-- BEGIN --

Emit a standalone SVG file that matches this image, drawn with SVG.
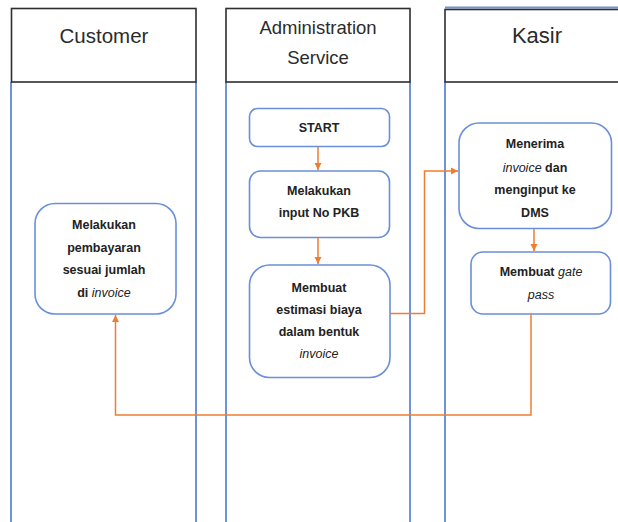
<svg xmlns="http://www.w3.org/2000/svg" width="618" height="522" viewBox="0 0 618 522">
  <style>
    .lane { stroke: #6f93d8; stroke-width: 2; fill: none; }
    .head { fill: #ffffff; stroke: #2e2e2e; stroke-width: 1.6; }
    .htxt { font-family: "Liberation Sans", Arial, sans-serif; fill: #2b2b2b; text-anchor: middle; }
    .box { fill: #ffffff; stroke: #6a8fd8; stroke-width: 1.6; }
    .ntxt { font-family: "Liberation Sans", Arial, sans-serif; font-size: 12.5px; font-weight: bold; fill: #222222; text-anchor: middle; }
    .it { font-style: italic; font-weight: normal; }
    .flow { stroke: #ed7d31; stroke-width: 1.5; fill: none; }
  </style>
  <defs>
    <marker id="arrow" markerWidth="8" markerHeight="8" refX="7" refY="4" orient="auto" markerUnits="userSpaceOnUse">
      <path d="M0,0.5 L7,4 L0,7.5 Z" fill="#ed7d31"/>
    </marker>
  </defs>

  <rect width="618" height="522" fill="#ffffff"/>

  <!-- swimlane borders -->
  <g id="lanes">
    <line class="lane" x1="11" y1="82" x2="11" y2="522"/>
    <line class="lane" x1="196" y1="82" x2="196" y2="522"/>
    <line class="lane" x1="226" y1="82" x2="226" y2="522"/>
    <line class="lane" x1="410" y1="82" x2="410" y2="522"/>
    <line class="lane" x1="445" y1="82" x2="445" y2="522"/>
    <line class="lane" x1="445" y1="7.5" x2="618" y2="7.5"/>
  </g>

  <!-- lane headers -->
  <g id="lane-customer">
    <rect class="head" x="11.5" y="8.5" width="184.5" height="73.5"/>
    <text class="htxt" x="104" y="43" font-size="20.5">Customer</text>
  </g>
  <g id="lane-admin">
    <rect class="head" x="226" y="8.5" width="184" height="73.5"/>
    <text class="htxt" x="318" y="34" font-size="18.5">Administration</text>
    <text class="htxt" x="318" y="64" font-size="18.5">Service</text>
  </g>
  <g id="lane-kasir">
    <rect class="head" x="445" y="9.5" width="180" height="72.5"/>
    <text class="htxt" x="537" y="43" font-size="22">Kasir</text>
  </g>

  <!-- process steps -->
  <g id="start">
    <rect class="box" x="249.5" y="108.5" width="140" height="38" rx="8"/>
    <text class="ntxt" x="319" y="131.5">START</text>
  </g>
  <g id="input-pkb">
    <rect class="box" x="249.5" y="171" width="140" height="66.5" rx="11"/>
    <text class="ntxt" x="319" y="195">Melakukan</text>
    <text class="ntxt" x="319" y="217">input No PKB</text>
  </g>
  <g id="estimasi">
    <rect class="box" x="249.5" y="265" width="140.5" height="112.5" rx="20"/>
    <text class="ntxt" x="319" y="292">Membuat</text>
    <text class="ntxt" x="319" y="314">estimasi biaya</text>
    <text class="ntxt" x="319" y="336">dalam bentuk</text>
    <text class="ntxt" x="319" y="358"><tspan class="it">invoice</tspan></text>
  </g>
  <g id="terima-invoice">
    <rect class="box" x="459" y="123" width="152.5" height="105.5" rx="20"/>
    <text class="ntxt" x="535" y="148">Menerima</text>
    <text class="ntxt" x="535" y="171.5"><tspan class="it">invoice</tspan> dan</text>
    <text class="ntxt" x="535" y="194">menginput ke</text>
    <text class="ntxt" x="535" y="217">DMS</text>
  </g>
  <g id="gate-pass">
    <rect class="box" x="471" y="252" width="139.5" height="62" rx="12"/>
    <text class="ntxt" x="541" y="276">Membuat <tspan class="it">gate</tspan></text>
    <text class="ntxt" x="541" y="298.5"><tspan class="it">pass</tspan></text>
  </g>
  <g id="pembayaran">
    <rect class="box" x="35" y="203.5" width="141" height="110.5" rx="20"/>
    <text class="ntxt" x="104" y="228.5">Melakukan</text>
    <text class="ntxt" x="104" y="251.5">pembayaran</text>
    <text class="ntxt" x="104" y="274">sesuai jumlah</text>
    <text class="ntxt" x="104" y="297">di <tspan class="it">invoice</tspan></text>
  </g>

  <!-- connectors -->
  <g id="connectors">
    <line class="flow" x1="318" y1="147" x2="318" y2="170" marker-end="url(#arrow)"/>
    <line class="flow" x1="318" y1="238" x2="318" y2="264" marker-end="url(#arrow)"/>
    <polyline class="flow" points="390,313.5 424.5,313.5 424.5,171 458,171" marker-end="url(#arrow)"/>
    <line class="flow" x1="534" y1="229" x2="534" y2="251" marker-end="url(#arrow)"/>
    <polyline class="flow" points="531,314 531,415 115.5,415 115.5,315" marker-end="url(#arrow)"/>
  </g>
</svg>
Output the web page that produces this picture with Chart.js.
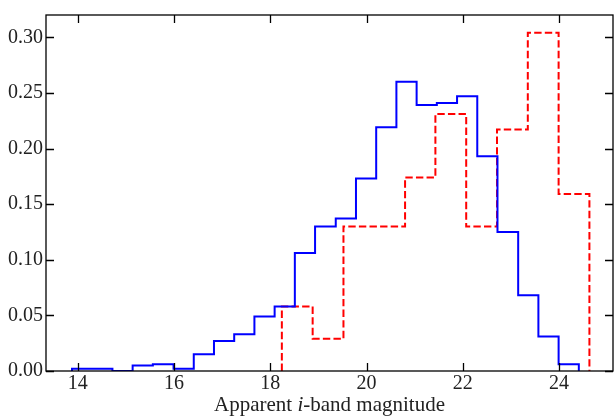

-- END --

• Set task:
Quote every record above exactly, omitting any pictures they contain.

• Response:
Emit a standalone SVG file that matches this image, drawn with SVG.
<svg xmlns="http://www.w3.org/2000/svg" width="618" height="522" viewBox="0 0 618 522">
  <style>
    .lane { stroke: #6f93d8; stroke-width: 2; fill: none; }
    .head { fill: #ffffff; stroke: #2e2e2e; stroke-width: 1.6; }
    .htxt { font-family: "Liberation Sans", Arial, sans-serif; fill: #2b2b2b; text-anchor: middle; }
    .box { fill: #ffffff; stroke: #6a8fd8; stroke-width: 1.6; }
    .ntxt { font-family: "Liberation Sans", Arial, sans-serif; font-size: 12.5px; font-weight: bold; fill: #222222; text-anchor: middle; }
    .it { font-style: italic; font-weight: normal; }
    .flow { stroke: #ed7d31; stroke-width: 1.5; fill: none; }
  </style>
  <defs>
    <marker id="arrow" markerWidth="8" markerHeight="8" refX="7" refY="4" orient="auto" markerUnits="userSpaceOnUse">
      <path d="M0,0.5 L7,4 L0,7.5 Z" fill="#ed7d31"/>
    </marker>
  </defs>

  <rect width="618" height="522" fill="#ffffff"/>

  <!-- swimlane borders -->
  <g id="lanes">
    <line class="lane" x1="11" y1="82" x2="11" y2="522"/>
    <line class="lane" x1="196" y1="82" x2="196" y2="522"/>
    <line class="lane" x1="226" y1="82" x2="226" y2="522"/>
    <line class="lane" x1="410" y1="82" x2="410" y2="522"/>
    <line class="lane" x1="445" y1="82" x2="445" y2="522"/>
    <line class="lane" x1="445" y1="7.5" x2="618" y2="7.5"/>
  </g>

  <!-- lane headers -->
  <g id="lane-customer">
    <rect class="head" x="11.5" y="8.5" width="184.5" height="73.5"/>
    <text class="htxt" x="104" y="43" font-size="20.5">Customer</text>
  </g>
  <g id="lane-admin">
    <rect class="head" x="226" y="8.5" width="184" height="73.5"/>
    <text class="htxt" x="318" y="34" font-size="18.5">Administration</text>
    <text class="htxt" x="318" y="64" font-size="18.5">Service</text>
  </g>
  <g id="lane-kasir">
    <rect class="head" x="445" y="9.5" width="180" height="72.5"/>
    <text class="htxt" x="537" y="43" font-size="22">Kasir</text>
  </g>

  <!-- process steps -->
  <g id="start">
    <rect class="box" x="249.5" y="108.5" width="140" height="38" rx="8"/>
    <text class="ntxt" x="319" y="131.5">START</text>
  </g>
  <g id="input-pkb">
    <rect class="box" x="249.5" y="171" width="140" height="66.5" rx="11"/>
    <text class="ntxt" x="319" y="195">Melakukan</text>
    <text class="ntxt" x="319" y="217">input No PKB</text>
  </g>
  <g id="estimasi">
    <rect class="box" x="249.5" y="265" width="140.5" height="112.5" rx="20"/>
    <text class="ntxt" x="319" y="292">Membuat</text>
    <text class="ntxt" x="319" y="314">estimasi biaya</text>
    <text class="ntxt" x="319" y="336">dalam bentuk</text>
    <text class="ntxt" x="319" y="358"><tspan class="it">invoice</tspan></text>
  </g>
  <g id="terima-invoice">
    <rect class="box" x="459" y="123" width="152.5" height="105.5" rx="20"/>
    <text class="ntxt" x="535" y="148">Menerima</text>
    <text class="ntxt" x="535" y="171.5"><tspan class="it">invoice</tspan> dan</text>
    <text class="ntxt" x="535" y="194">menginput ke</text>
    <text class="ntxt" x="535" y="217">DMS</text>
  </g>
  <g id="gate-pass">
    <rect class="box" x="471" y="252" width="139.5" height="62" rx="12"/>
    <text class="ntxt" x="541" y="276">Membuat <tspan class="it">gate</tspan></text>
    <text class="ntxt" x="541" y="298.5"><tspan class="it">pass</tspan></text>
  </g>
  <g id="pembayaran">
    <rect class="box" x="35" y="203.5" width="141" height="110.5" rx="20"/>
    <text class="ntxt" x="104" y="228.5">Melakukan</text>
    <text class="ntxt" x="104" y="251.5">pembayaran</text>
    <text class="ntxt" x="104" y="274">sesuai jumlah</text>
    <text class="ntxt" x="104" y="297">di <tspan class="it">invoice</tspan></text>
  </g>

  <!-- connectors -->
  <g id="connectors">
    <line class="flow" x1="318" y1="147" x2="318" y2="170" marker-end="url(#arrow)"/>
    <line class="flow" x1="318" y1="238" x2="318" y2="264" marker-end="url(#arrow)"/>
    <polyline class="flow" points="390,313.5 424.5,313.5 424.5,171 458,171" marker-end="url(#arrow)"/>
    <line class="flow" x1="534" y1="229" x2="534" y2="251" marker-end="url(#arrow)"/>
    <polyline class="flow" points="531,314 531,415 115.5,415 115.5,315" marker-end="url(#arrow)"/>
  </g>
</svg>
Output the web page that produces this picture with Chart.js.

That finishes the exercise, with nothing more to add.